As the Trump administration's first 100 days draws to a close this week, the White House is planning another flurry of executive orders as it scrambles to prove it’s done stuff. The EOs we’re interested in take aim at Obama's protections on public lands and restrictions on offshore drilling, both basically selling out the public's interest to corporate polluters.
But this last-ditch effort to show competency isn't fooling anyone, and even misrepresenting past president’s records doesn't change the administration's inability to govern. Yes, Trump has issued more EOs than any modern president, but what have they actually accomplished? Not much, really. From the AP: “many of Trump's executive orders signed with great fanfare have had little immediate impact.”
Two new analyses covered by InsideEPA come to similar conclusions. According to a report by the Center for American Progress and attorney Denise Grab writing at The Regulatory Review, this suggestion of little impact may be true for at least the Social Cost of Carbon aspect of Trump’s Energy Independence EO. The order instructs agencies to (among other things) follow a George W. Bush-era guidance for the SCC, in an attempt to toss out Obama-era updates to the figure.
The catch is that the Obama figure already adheres to the guidance provided in the Bush document, called Circular A-4. Trump’s instruction that regulatory bodies comply with the A-4 would mean that they wouldn’t have to change at all: they’ve always complied with the A-4.
There are two main points of contention on which the deniers in NGOs, Congress and the White House have focused their attacks: the discount rate used, and global vs. domestic damages.
On the issue of discount rate, deniers say the A-4 requires the use of a 7 percent discount rate. But it allows for a range of figures depending on the situation, specifically issues with intergenerational impacts. This flexibility, argue both CAP and Grab, makes the current SCC rate completely justified. Same story for the second major issue: the Circular guidance suggests that if there are global impacts, they shouldn’t be ignored, so that there’s both a domestic and a global SCC figure.

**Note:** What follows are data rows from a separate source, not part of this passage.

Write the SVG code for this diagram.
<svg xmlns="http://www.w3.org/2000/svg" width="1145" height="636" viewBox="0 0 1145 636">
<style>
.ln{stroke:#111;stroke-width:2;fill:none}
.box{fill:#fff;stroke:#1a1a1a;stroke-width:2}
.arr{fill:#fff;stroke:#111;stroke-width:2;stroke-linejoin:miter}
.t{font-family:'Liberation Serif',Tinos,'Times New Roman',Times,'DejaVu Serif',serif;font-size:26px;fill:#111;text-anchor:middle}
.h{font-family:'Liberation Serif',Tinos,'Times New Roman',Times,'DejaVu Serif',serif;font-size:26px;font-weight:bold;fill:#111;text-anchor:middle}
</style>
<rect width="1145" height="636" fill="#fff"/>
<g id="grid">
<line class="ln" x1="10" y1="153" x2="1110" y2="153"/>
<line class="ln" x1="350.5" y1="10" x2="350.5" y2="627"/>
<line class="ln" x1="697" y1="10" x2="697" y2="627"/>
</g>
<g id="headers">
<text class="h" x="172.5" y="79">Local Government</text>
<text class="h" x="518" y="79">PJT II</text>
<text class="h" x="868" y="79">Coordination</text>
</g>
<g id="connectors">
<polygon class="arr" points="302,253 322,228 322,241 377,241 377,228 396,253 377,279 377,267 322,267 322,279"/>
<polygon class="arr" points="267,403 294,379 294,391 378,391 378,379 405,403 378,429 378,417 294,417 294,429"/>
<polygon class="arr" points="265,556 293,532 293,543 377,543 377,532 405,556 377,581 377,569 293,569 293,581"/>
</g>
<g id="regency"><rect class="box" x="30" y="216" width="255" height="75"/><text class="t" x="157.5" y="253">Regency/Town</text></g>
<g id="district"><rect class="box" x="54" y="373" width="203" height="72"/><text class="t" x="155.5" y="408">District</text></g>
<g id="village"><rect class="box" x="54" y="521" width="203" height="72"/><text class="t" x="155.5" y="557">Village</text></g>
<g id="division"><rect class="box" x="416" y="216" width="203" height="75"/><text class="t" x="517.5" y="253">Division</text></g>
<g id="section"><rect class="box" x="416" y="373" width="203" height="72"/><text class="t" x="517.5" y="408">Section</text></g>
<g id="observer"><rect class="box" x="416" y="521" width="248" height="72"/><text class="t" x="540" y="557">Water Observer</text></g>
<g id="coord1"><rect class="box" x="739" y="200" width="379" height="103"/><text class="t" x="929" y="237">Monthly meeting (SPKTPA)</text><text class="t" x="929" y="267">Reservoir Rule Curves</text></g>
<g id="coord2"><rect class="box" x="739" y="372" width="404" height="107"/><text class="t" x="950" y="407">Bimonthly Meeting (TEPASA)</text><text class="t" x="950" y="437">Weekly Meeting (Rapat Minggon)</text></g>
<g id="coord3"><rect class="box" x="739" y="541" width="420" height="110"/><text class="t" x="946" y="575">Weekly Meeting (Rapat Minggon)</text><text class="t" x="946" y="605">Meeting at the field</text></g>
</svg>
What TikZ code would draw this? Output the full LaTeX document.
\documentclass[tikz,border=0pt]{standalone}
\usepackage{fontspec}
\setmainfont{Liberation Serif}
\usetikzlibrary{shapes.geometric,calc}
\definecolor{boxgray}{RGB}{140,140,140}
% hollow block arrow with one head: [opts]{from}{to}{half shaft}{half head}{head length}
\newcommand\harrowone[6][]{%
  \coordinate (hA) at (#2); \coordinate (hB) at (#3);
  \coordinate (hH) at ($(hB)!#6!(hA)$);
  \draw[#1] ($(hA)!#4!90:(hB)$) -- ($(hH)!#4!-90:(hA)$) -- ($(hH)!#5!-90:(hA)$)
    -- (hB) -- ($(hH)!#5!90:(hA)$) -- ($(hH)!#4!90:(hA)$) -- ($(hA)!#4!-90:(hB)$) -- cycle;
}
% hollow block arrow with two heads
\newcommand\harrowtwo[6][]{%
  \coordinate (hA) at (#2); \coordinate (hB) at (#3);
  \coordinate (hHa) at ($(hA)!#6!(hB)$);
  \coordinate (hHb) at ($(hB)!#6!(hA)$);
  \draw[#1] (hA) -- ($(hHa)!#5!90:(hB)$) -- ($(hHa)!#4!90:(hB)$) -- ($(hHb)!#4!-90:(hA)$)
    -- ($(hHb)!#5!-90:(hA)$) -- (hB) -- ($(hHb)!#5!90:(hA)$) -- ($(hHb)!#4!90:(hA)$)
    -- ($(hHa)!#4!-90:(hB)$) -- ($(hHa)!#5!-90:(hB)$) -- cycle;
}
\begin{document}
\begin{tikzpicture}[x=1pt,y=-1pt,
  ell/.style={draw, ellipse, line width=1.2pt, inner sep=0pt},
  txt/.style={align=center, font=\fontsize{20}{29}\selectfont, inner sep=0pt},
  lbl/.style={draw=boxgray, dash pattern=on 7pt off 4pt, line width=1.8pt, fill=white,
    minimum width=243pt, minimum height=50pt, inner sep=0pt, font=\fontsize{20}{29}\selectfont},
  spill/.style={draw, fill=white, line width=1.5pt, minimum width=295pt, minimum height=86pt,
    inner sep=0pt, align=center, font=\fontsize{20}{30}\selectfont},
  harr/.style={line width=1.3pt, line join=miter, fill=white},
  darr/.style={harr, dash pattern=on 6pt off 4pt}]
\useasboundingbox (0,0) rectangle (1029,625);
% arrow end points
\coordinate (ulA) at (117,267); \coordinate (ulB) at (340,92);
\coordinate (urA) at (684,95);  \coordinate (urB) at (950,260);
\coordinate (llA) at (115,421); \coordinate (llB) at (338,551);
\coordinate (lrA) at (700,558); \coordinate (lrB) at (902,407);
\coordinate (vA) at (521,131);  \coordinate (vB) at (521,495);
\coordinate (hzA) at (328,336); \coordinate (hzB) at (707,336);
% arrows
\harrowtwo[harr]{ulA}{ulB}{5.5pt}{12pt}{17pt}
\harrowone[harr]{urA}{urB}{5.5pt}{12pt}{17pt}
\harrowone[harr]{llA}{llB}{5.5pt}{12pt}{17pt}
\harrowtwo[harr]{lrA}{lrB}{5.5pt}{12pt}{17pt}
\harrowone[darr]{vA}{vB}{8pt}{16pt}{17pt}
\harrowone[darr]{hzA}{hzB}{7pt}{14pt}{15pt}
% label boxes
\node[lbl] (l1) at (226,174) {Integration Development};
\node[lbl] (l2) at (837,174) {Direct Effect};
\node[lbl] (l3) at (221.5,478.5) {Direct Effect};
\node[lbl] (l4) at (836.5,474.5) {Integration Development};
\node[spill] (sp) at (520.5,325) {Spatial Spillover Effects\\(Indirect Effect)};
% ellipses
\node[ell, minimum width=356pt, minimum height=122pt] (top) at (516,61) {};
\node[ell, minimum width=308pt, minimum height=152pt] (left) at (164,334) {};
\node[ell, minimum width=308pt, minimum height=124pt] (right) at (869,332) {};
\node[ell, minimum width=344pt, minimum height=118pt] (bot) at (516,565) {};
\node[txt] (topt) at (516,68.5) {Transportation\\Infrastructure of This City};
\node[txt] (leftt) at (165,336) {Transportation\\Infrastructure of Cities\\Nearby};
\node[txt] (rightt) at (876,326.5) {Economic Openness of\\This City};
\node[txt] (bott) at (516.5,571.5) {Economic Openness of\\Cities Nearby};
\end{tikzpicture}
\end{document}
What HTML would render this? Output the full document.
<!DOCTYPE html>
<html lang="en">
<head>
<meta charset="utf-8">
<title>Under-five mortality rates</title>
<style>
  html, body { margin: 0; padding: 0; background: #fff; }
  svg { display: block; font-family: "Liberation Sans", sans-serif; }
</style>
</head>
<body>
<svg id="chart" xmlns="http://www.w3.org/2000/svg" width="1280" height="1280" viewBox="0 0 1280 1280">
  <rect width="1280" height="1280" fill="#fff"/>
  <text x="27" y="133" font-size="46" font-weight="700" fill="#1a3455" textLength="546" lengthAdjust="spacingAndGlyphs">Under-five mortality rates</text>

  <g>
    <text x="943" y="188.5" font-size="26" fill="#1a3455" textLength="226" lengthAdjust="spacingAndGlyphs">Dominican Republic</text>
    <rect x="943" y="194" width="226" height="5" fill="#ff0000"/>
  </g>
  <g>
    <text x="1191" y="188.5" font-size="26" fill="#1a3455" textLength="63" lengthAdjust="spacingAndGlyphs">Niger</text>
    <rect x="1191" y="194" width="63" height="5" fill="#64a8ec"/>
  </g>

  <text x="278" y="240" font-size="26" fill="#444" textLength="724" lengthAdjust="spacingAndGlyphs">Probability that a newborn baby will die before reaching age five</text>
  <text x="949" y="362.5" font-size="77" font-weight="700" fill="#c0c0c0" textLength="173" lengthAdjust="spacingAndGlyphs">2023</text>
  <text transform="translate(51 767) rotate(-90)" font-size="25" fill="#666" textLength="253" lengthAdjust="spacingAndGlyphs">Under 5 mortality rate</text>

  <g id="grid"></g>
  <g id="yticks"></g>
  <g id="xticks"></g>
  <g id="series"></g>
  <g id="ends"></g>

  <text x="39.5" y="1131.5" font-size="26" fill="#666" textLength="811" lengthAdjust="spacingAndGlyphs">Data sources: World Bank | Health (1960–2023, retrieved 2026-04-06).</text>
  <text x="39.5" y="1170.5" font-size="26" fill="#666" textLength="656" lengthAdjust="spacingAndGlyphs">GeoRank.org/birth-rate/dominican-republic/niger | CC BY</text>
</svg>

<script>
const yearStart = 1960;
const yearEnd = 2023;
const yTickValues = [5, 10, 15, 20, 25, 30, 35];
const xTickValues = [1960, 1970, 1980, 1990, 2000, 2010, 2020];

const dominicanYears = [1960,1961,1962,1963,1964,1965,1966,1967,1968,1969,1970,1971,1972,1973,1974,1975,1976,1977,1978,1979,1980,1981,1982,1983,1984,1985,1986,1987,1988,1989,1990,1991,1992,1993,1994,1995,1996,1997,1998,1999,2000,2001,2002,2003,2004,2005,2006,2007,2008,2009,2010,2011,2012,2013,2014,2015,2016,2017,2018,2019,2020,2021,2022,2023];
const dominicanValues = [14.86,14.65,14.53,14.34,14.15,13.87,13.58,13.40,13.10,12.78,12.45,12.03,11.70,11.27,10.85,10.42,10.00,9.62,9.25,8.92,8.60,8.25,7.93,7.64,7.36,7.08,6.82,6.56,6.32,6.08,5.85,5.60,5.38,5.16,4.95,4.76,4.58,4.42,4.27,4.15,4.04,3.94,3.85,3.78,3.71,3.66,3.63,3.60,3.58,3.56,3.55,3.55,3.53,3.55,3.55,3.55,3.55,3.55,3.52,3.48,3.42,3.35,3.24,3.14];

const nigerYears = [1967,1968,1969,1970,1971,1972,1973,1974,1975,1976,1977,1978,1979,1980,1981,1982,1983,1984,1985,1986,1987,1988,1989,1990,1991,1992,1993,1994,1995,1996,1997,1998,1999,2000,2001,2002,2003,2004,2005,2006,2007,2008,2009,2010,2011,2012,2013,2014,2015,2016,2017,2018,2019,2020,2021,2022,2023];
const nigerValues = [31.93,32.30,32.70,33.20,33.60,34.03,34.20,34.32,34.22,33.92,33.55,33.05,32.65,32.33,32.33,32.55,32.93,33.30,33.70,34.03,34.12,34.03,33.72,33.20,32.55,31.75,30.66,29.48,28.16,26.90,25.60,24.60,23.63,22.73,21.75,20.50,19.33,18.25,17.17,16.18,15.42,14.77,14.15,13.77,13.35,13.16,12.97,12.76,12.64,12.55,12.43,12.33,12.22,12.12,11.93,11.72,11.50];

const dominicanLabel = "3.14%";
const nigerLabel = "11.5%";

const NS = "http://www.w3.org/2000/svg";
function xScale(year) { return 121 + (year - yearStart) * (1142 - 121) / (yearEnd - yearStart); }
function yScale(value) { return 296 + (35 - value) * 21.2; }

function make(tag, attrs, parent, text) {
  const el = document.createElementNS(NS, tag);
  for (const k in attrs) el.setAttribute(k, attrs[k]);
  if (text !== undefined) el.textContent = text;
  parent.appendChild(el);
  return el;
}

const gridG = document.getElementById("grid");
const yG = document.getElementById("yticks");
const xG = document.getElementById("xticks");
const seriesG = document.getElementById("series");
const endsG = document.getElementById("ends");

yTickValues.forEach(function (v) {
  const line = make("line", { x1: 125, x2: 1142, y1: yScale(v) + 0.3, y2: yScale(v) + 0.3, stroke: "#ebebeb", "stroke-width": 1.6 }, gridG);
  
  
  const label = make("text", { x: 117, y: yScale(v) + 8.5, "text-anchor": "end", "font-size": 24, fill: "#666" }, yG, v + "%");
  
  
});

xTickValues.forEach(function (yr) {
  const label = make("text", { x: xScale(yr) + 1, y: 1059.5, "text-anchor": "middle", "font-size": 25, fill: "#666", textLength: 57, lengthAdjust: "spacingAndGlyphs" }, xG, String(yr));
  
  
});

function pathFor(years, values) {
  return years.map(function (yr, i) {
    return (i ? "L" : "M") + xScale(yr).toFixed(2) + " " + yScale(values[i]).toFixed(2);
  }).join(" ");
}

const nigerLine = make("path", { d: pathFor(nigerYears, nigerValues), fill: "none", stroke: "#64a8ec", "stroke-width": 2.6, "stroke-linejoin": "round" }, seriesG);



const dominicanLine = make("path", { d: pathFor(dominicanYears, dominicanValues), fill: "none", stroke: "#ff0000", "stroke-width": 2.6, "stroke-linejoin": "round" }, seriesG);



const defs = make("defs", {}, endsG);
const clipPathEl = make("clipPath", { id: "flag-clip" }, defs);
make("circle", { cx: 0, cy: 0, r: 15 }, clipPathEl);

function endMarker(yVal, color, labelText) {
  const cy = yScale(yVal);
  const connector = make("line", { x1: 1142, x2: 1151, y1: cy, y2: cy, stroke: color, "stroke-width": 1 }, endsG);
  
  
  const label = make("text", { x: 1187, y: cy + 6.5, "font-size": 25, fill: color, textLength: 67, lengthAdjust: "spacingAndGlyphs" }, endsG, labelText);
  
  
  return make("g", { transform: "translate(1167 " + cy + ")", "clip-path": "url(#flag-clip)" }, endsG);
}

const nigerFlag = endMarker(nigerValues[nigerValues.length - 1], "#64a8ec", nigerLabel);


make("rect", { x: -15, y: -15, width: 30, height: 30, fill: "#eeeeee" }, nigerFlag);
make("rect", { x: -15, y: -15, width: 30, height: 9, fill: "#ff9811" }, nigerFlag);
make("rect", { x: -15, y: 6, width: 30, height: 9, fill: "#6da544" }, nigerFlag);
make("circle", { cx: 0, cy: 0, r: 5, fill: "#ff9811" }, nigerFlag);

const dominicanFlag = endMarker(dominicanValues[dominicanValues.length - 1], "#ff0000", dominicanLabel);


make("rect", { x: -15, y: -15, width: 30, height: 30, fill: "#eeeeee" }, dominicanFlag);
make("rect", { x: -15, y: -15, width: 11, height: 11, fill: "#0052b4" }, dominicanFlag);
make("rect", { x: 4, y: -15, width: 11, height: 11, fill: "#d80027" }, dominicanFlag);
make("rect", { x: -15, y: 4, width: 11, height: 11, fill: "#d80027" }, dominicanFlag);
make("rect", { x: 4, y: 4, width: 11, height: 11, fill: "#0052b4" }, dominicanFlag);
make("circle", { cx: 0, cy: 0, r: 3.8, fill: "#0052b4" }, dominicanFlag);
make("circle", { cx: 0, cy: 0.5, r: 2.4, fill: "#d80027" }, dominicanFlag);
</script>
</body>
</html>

A number of Trump’s EOs pull the same trick of asking agencies to review existing policies and then report back with recommendations. It gives the illusion of an accomplishment, in that Trump gets the photo-op demonstrating he can sign his name, without any of the hassle and embarrassment of trying to make a (questionably legal) change in policy. Many of these EOs are then invariably blocked by some guy sitting on an island in the Pacific Ocean or on the Pacific coast.
We’re wondering if Trump recognizes that the broken promises in his EOs might come with a social cost to his reputation. Then again, he may simply have written off this possibility as a problem for future Trump --a problem that, like so many other failures, he’ll sell as a success.